I found bedrock this time. One bit was deeply weathered Leona volcanics, the same stuff that crops out uphill to the east (pink on the map).

This outcrop looked more like a strongly sheared and altered basalt, not unexpected in the Leona volcanics.

This outcrop, hard to tell; probably more of the same, brecciated.

None of what I saw appeared to be silica-carbonate rock or even leaning in that direction. But that’s what I would expect 160 years after a minor gold find petered out. I’m still not clear on what evidence led the mappers to think such a thing was here at all.

Besides, I was happy to find real bedrock at all during this visit, and there’s still a bit of the territory I haven’t set foot on yet — something for another day. After a long absence from the field, these rocks all looked beautiful to me anyway.

9 Responses to “Pryal’s gold mine”

  1. robinwells3 Says:

    Happy New Year. Just want you to know that while I never comment, I read all your posts with great interest. So very well done.

  2. J. Christian Says:

    A few years ago I tried to track down the jewelry store in north Berkeley that displayed a piece of gold in quartz from north Berkeley. The current occupant knew of the store which had closed; one owner was still alive. Would love to see a piece of Berkeley gold.

    I wonder if the same event that enriched the rhyolites of north Berkeley with mercury might have deposited some gold too.

  3. Charlotte Steinzig Says:

    I grew up on Pryal in the early 1950’s until the demolishing of our home for highway 24, alas. I’ll be forwarding this terrific piece onto my siblings. Many thanks, as always.

  4. Anne Says:

    Thank you Andrew for this interesting piece on something other than the news. I hope you’ll be leading walks again someday soon.

  5. ealdredsca Says:

    Interesting article. I was sidetracked into trying to find pictures of the current dam and spillway. In the first photo, it looks like the spillway is undergoing uncontrolled erosion. I also thought the land slump into the lake right there was rather unpromising as well. :) Amusingly, when searching for Lake Temescal dam on Google it came up with your post entitled “Two Dams” from June 1, 2009.

    I see your posts via California Geology Forum on Facebook and always enjoy reading them.

  6. Jack Lamb Says:

    Very cool article – a tricky spot no doubt, with the damming of lake Temescal and the later construction of the Sacramento Northern Railway through that unit. I wonder if there are geological reports surviving from either project. Out of curiosity, where did you read about the other accounts of gold?
    Cheers,
    Jack

  7. Andrew Alden Says:

    The Berkeley Hills example is somewhere in my sources.
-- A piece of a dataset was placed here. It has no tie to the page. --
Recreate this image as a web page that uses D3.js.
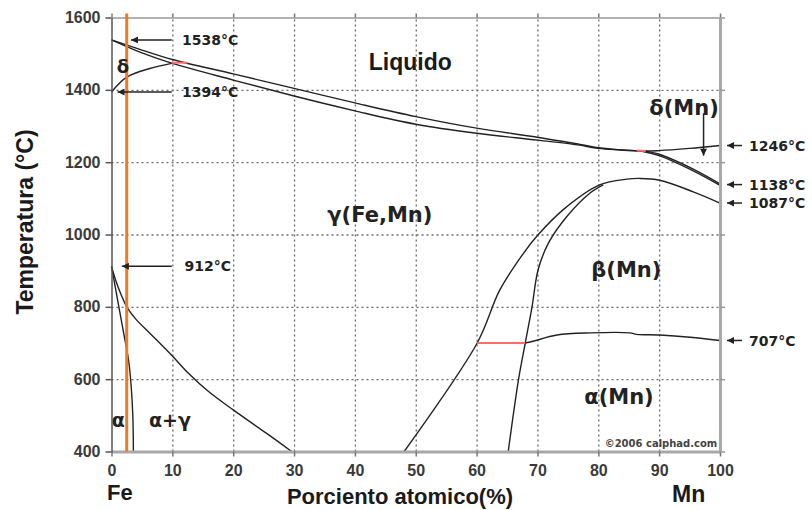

Here are my notes for gold in Leona Heights:

    Alameda Argus 19 July 1898 (www.newspapers.com/image/606994760/) – “Fritz Boehmer was exhibiting to friends this morning a small quartz specimen, rich in gold, which was secured by him from a prospector who says it came from the hills near Leona Heights.” Tribune 20 Jul 1898 (www.newspapers.com/image/72312745/) – “Fritz Boehmer of Alameda declares that there is gold in the hills near Leona Heights and in proof of his assertion exhibits a small piece of quartz rich in gold. His explorations have resulted in the discovery of extensive quarries of blue trap rock, enough to pave all the roadways of the Pacific Coast.” Argus 22 Jul 1989 (www.newspapers.com/image/606994872/) – more extensive account, still no firm ID of gold. Quote, “I do not personally care to develop any mining property, as I never have any more luck. . . . I am more interested in mining for springs.”

  8. Andrew Alden Says:

    I located the other references to gold in the Berkeley hills, on p. 347 of Baker’s history of Alameda County (1907): “In February, 1890, a piece of rich gold bearing quartz was found on the ranch of B. D. Boswell at Berkeley. In 1883 Captain Holmes found similar pieces on his land in north Berkeley.”

  9. Jack Lamb Says:

    Thanks for the info! I guess history will keep its mysteries this time haha. Cheers!